Monday, March 5, 2007
Study Says New Mexico Is Slipping as It Moves From the Old to a New Economy
By Andrew Webb
Copyright © 2007 Albuquerque Journal; Journal Staff Writer
New Mexico continued to slide in a study of states' business environments as they relate to what's called the New Economy. New Mexico appears at No. 33 in the 2007 State New Economy Index, published last week by the Ewing Marion Kauffman Foundation and the Information Technology and Innovation Foundation.
New Mexico was No. 19 in a similar study done in 1999, and No. 25 in 2002. Because a different organization has taken over the study since then, the criteria and scoring have slightly changed.
Not surprisingly, Massachusetts, New Jersey, Maryland, Washington and California held their historically high positions on the list. West Virginia, Mississippi, South Dakota, Arkansas and Alabama were at the bottom.
The study aims to quantify the degree to which states' economies are knowledge- and innovation-based, entrepreneurial, and information technology-driven as the nation's economy drifts away from manufacturing and economic development shifts from "smokestack chasing" and toward job creation and retention.
It measures high-wage job creation, work force education, export, foreign investment, and indicators of entrepreneurial activity, such as patent applications, venture capital investment and industrial investment in research and development.
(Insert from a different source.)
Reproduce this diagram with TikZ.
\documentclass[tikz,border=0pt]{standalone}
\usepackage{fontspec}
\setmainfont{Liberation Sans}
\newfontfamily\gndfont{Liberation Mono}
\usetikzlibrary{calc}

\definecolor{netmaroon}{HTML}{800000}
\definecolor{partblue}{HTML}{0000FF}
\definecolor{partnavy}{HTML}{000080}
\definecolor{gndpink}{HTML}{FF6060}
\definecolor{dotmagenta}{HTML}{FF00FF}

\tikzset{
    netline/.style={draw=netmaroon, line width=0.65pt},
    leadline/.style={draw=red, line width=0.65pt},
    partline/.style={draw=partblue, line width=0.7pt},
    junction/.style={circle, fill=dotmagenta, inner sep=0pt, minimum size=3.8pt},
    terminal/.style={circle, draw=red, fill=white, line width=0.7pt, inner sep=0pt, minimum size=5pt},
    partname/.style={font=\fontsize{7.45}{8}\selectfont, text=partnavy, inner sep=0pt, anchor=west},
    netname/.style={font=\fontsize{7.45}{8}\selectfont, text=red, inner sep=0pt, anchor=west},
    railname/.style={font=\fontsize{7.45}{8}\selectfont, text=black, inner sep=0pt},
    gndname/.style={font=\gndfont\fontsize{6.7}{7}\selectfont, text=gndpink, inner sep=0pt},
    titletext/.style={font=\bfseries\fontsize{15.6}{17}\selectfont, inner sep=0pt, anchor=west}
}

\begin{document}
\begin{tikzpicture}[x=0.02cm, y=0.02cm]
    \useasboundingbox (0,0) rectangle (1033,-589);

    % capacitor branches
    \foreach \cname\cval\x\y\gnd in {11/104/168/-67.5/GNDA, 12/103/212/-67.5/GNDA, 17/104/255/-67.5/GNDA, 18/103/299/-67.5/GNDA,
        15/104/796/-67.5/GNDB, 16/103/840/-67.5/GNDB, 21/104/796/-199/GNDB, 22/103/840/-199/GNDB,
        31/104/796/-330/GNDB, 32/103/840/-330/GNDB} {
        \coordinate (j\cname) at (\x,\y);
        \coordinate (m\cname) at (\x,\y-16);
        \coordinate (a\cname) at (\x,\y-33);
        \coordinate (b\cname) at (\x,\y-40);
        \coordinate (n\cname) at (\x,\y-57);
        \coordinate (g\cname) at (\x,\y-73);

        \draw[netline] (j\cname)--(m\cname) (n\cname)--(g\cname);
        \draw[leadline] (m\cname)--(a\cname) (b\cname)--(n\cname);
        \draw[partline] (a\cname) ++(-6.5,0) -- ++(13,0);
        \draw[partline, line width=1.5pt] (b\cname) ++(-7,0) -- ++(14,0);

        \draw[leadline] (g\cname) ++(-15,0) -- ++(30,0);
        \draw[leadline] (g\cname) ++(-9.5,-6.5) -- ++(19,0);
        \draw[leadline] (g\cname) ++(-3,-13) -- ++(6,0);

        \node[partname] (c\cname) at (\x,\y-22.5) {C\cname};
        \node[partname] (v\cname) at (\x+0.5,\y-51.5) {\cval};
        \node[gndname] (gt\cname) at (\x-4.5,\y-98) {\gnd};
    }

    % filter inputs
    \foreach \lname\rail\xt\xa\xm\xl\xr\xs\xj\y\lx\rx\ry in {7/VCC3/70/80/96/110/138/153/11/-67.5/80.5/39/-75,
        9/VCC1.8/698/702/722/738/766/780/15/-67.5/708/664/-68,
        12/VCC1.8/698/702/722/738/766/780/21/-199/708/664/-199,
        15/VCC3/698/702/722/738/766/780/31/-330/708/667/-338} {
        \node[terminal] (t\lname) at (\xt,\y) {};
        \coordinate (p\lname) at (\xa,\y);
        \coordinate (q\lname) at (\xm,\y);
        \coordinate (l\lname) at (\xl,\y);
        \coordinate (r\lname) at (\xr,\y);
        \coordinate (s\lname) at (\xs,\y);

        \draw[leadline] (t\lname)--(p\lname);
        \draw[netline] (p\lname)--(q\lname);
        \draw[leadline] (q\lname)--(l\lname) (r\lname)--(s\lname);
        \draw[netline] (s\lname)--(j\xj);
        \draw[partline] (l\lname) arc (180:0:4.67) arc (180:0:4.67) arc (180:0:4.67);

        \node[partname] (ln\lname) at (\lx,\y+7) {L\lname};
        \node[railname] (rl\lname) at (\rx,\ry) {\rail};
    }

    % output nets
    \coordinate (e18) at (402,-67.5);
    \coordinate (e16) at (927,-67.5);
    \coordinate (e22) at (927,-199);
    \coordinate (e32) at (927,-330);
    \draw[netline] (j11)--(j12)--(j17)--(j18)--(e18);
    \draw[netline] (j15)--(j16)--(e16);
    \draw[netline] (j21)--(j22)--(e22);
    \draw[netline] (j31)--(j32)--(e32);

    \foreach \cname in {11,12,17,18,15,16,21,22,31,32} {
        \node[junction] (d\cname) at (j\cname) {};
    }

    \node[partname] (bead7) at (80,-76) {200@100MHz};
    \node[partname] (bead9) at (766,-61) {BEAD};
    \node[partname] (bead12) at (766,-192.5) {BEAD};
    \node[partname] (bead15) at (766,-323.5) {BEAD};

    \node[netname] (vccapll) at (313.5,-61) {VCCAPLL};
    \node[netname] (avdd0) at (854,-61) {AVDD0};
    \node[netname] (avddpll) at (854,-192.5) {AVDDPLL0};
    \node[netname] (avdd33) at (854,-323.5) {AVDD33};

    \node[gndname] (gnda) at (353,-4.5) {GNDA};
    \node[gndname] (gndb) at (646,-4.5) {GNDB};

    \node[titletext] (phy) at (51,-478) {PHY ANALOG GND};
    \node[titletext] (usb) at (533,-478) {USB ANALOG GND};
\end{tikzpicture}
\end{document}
"The most distinctive feature of the New Economy is its relentless levels of structural economic change," Carl Schramm, president and CEO of the Ewing Marion Kauffman Foundation, said in a statement. "States that have adapted to these new realities will be in the best position to see strong growth in the standard of living for their residents."
New Mexico's lowest individual rankings included No. 46 for population using the Internet, No. 49 for Internet-based government services, No. 48 for foreign direct investment, and No. 48 for fastest-growing companies.
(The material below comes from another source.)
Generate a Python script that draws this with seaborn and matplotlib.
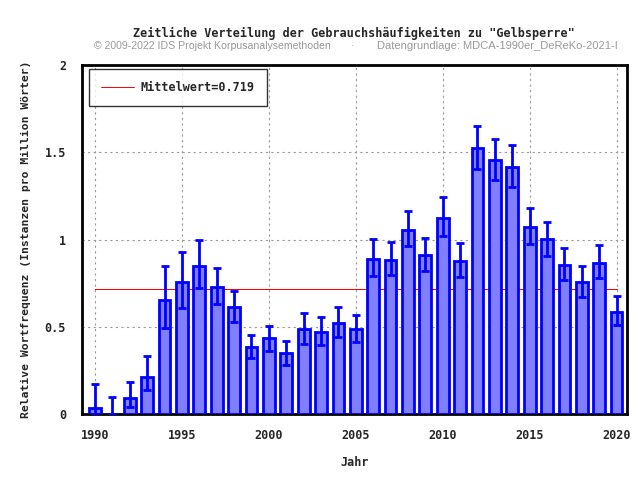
import numpy as np
import pandas as pd
import matplotlib
matplotlib.use("Agg")
import matplotlib.pyplot as plt
import seaborn as sns
from matplotlib.ticker import MultipleLocator

years = list(range(1990, 2021))
values = [0.033, 0.0, 0.09, 0.214, 0.652, 0.755, 0.85, 0.73, 0.615, 0.382, 0.434,
          0.348, 0.485, 0.472, 0.523, 0.485, 0.89, 0.884, 1.056, 0.913, 1.125,
          0.879, 1.526, 1.457, 1.417, 1.073, 1.005, 0.856, 0.758, 0.867, 0.586]
err_low = [0.0, 0.0, 0.04, 0.137, 0.495, 0.607, 0.722, 0.63, 0.527, 0.323, 0.361,
           0.283, 0.401, 0.395, 0.443, 0.414, 0.791, 0.797, 0.965, 0.821, 1.022,
           0.785, 1.406, 1.343, 1.303, 0.976, 0.907, 0.77, 0.672, 0.779, 0.512]
err_high = [0.17, 0.1, 0.185, 0.334, 0.85, 0.93, 0.997, 0.838, 0.707, 0.453, 0.506,
            0.42, 0.581, 0.558, 0.615, 0.567, 1.003, 0.986, 1.163, 1.009, 1.244,
            0.98, 1.65, 1.576, 1.542, 1.181, 1.10, 0.951, 0.848, 0.968, 0.676]
mean_value = 0.719

title = 'Zeitliche Verteilung der Gebrauchshäufigkeiten zu "Gelbsperre"'
subtitle_left = "© 2009-2022 IDS Projekt Korpusanalysemethoden"
subtitle_right = "Datengrundlage: MDCA-1990er_DeReKo-2021-I"

df = pd.DataFrame({"Jahr": years, "Wert": values})

sns.set_style("white")
mono = ["DejaVu Sans Mono"]
plt.rcParams["font.family"] = ["DejaVu Sans Mono", "DejaVu Sans"]

fig = plt.figure(figsize=(6.4, 4.8), dpi=100)
ax = fig.add_axes([82/640, 1-414/480, (627-82)/640, (414-65)/480])

sns.barplot(data=df, x="Jahr", y="Wert", native_scale=True, width=0.8,
            color="#8080ff", saturation=1, edgecolor="#0000ff", linewidth=2,
            errorbar=None, ax=ax, zorder=3)
bw = 0.68
for p in ax.patches:
    c = p.get_x() + p.get_width() / 2
    p.set_width(bw)
    p.set_x(c - bw / 2)
    p.set_facecolor("#8080ff")

yerr = [np.array(values) - np.array(err_low), np.array(err_high) - np.array(values)]
ax.errorbar(years, values, yerr=yerr, fmt="none", ecolor="#0000ff",
            elinewidth=2, capsize=3, capthick=2, zorder=4)

ax.plot([years[0], years[-1]], [mean_value, mean_value], color="#ff0000",
        linewidth=0.7, zorder=2.5, antialiased=False, label=f"Mittelwert={mean_value}")

ax.set_xlim(1989.25, 2020.6)
ax.set_ylim(0, 2)
ax.xaxis.set_minor_locator(MultipleLocator(1))
ax.yaxis.set_minor_locator(MultipleLocator(0.1))
ax.set_yticks([0, 0.5, 1, 1.5, 2])
ax.set_yticklabels(["0", "0.5", "1", "1.5", "2"])
ax.set_xticks(list(range(1990, 2021, 5)))
ax.set_xticklabels([str(y) for y in range(1990, 2021, 5)])

ax.grid(True, which="major", color="#999999", linestyle=(0, (2, 3)), linewidth=0.8, zorder=0)
ax.set_axisbelow(True)
for s in ax.spines.values():
    s.set_linewidth(2)
    s.set_color("black")
ax.tick_params(axis="both", which="both", direction="out", width=2, color="black",
               labelsize=8.5)
ax.tick_params(axis="y", which="major", length=8)
ax.tick_params(axis="y", which="minor", length=5)
ax.tick_params(axis="x", which="major", length=8, pad=3)
ax.tick_params(axis="x", which="minor", length=4)
for lab in ax.get_xticklabels() + ax.get_yticklabels():
    lab.set_fontweight("bold")

ax.set_xlabel("Jahr", fontsize=8.5, fontweight="bold", labelpad=10)
ax.set_ylabel("Relative Wortfrequenz (Instanzen pro Million Wörter)", fontsize=8.2,
              fontweight="bold", labelpad=10)

leg = ax.legend(loc="upper left", frameon=True, fancybox=False,
                prop={"family": mono, "weight": "bold", "size": 8.5},
                handlelength=2.8, handletextpad=0.6, borderpad=1.0,
                borderaxespad=0, bbox_to_anchor=(7/545, 1-4/349))
leg.get_frame().set_edgecolor("black")
leg.get_frame().set_linewidth(1)

fig.text(354/640, 1-33/480, title, ha="center", va="center", fontsize=8.5,
         fontweight="bold", family=mono)
fig.text(212/640, 1-46/480, subtitle_left, ha="center", va="center", fontsize=7.6,
         color="#999999", family=["Liberation Sans"])
fig.text(353/640, 1-46/480, "·", ha="center", va="center", fontsize=7.6,
         color="#999999", family=["Liberation Sans"])
fig.text(497/640, 1-46/480, subtitle_right, ha="center", va="center", fontsize=8.0,
         color="#999999", family=["Liberation Sans"])

fig.savefig("out.png", dpi=100, facecolor="white")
The news wasn't all bad, however. New Mexico dependably got high rankings in areas affected by the presence of two major national laboratories. For instance, it placed No. 2 for per-capita scientists and engineers, No. 8 for jobs in high-tech fields, No. 8 for entrepreneurial activity and No. 16 for venture capital activity. Computer chip giant Intel, which has a major factory here, helped the state hold its No. 13 position for manufacturing for export.
The study said states toward the bottom of the index tend to depend on natural resource extraction and mass production manufacturing.
The Kauffman Foundation took special note of New Mexico and North Carolina, which ranked No. 26. Despite considerable research in the Raleigh-Durham metro area, and Albuquerque's national laboratories and "appealing quality of life," the remaining parts of those states "are more rooted in the old economy," the study's authors wrote.
New Mexico's neighbors fared better. Colorado ranked No. 9, Texas No. 14 and Arizona No. 22.
The entire report can be downloaded for free at the Kauffman Foundation's Web site, www.kauffman.org.